# TASK
Which lines hold the word "size"? Copy each of them from the material.

# SUPPLIED MATERIAL
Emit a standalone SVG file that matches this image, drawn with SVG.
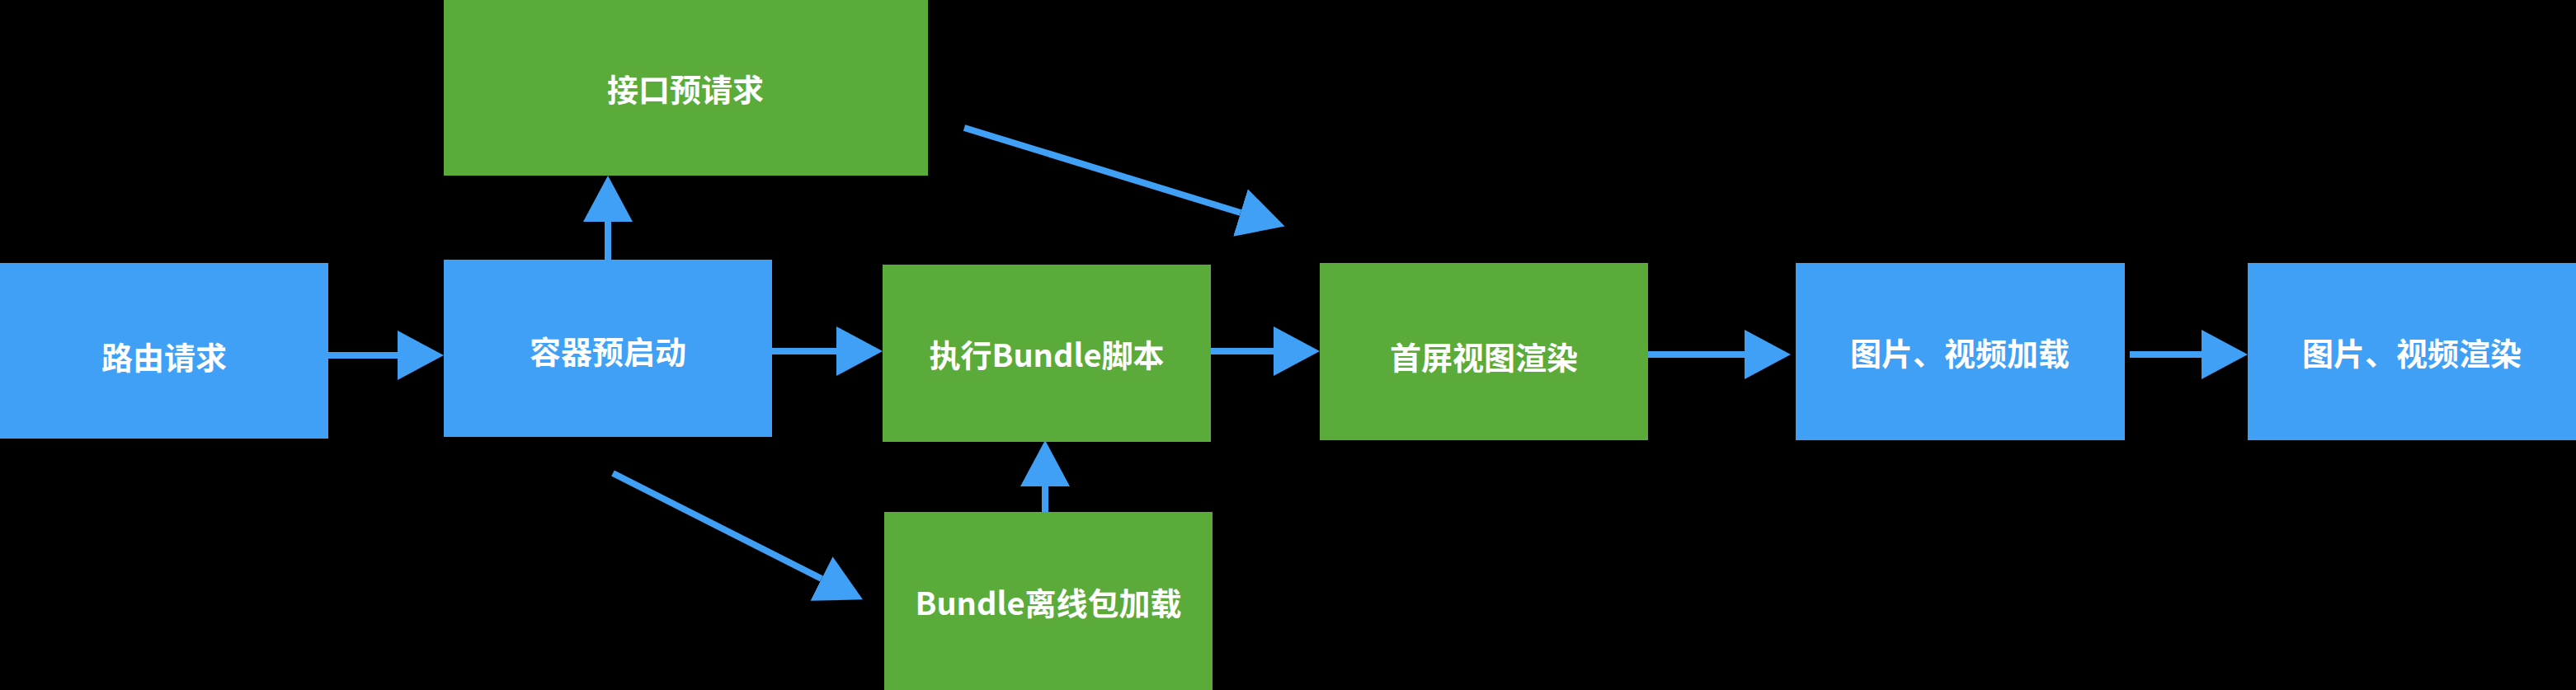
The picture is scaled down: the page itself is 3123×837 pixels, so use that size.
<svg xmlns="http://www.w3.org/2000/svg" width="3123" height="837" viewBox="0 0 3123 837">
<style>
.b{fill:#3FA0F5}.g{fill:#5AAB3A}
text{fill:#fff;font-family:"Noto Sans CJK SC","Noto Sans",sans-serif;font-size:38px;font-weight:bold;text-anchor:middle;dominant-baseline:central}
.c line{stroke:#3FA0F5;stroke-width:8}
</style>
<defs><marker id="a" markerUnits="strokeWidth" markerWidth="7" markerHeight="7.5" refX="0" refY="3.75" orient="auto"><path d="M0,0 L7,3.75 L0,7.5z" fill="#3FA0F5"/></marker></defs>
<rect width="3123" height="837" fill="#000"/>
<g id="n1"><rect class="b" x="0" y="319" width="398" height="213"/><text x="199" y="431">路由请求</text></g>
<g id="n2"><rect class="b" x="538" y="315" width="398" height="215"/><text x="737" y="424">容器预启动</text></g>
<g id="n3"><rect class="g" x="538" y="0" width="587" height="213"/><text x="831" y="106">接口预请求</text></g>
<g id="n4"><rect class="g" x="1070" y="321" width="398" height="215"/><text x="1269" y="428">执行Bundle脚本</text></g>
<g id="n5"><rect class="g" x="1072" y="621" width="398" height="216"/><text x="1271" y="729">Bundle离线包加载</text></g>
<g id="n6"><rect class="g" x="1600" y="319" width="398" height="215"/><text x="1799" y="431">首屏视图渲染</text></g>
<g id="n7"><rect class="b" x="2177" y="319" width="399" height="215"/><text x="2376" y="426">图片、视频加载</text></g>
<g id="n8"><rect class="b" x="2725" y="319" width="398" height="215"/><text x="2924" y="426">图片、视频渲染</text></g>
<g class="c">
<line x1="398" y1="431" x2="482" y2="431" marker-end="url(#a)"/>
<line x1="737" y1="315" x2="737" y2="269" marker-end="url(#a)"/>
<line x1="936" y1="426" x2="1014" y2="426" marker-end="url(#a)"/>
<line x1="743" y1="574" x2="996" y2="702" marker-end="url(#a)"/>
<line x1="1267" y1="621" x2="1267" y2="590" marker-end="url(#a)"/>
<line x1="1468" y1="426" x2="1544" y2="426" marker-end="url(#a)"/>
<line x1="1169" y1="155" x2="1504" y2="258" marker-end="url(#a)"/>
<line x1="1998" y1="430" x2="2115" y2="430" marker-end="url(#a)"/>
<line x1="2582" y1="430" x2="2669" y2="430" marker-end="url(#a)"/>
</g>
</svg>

# COMPLETED TASK
The picture is scaled down: the page itself is 3123×837 pixels, so use that size.
text{fill:#fff;font-family:"Noto Sans CJK SC","Noto Sans",sans-serif;font-size:38px;font-weight:bold;text-anchor:middle;dominant-baseline:central}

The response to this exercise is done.